The runner-up was the USA’s Dan Madwed in 1:58.52. Madwed hung back through the first 100 meters, made a bit of a move in the 3rd 50, and then really went after the closing length. He was able to out-touch Brazil’s Kaio Almeida, who was in bronze at 1:58.78. Former Florida swimmer Omar Pinzon, representing Colombia, was in contention through 150 meters, but really fell apart on the last length and touched 4th.
Robert Margalis was 6th in 2:01.95.
Women’s 100 breaststroke
Tucson Ford swimmer Annie Chandler used a massive height advantage to launch herself to victory in the women’s 100 breaststroke. The 6’0 former NCAA Champion had a 5-inch height advantage over silver-medalist Ashley Wanland and a 6-inch height advantage over bronze-medalist Ashley McGregor in the race.
As it was, she rode that height to a big win in 1:07.90, which was the 3rd-best time of her career and left her only .12 away from Annamay Pierse’s Meet Record in the event. Her fellow American Wanland, a senior at Wisconsin, capped another 1-2 American finish with a 1:08.55, and the Canadian McGregor, who will be swimming for Texas A&M in the fall, took bronze in a career-best 1:08.96.
Jamaica’s Alia Atkinson broke another National Record by bettering her prelims time, and took 4th in 1:09.11. Future Minnesota Gopher, and current Canadian, Kierra Smith was 5th in 1:10.23.

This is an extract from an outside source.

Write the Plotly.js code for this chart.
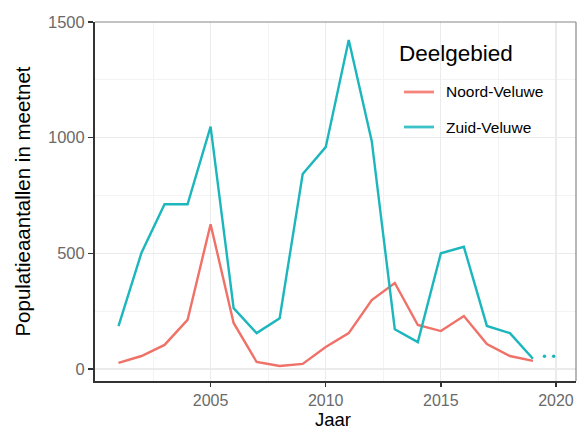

All-in-all a nice race, considering that the swimmers were on the ready bench for nearly 45 minutes while the men’s 200 fly was being sorted out.
Men’s 100 backstroke
The men’s 100 backstroke tacked up yet another win for the Brazilian men, who have now won 6 of the 7 golds in the meet. They’re on pace to surpass their dominating 2007 meet, where they took 10 golds, though the American men should have a distinct advantage when we get to the 200+ freestyle races.
As for this swim, Thiago Pereira took a win in 54.56 by a lunge. The 200-meter man used his endurance for a great back-half, and simply out-timed the USA”s Eugene Godsoe to the touch. Godsoe’s time was 54.61, followed by another Brazilian medal from Guilherme Guido in 54.81. The other American, David Russell, made a solid back-half effort to earn a podium spot, but he came up just short in 54.87.
And how about the name on the 8th-place finisher from Paraguay in 57.63. It was none other than Ben Hockin, the British National Record holder who was suspended in 2008 when he decided to start competing for Paraguay without telling British Swimming about it.
The Americans are still holding on to the top of the medal table, on the strength of a 7-event sweep thus far from the women. The Venezuelans are having a great meet as well, with 4 medals, and that’s even waiting for National swimming hero Albert Subirats to swim his only individual event (the 100 fly) on Thursday.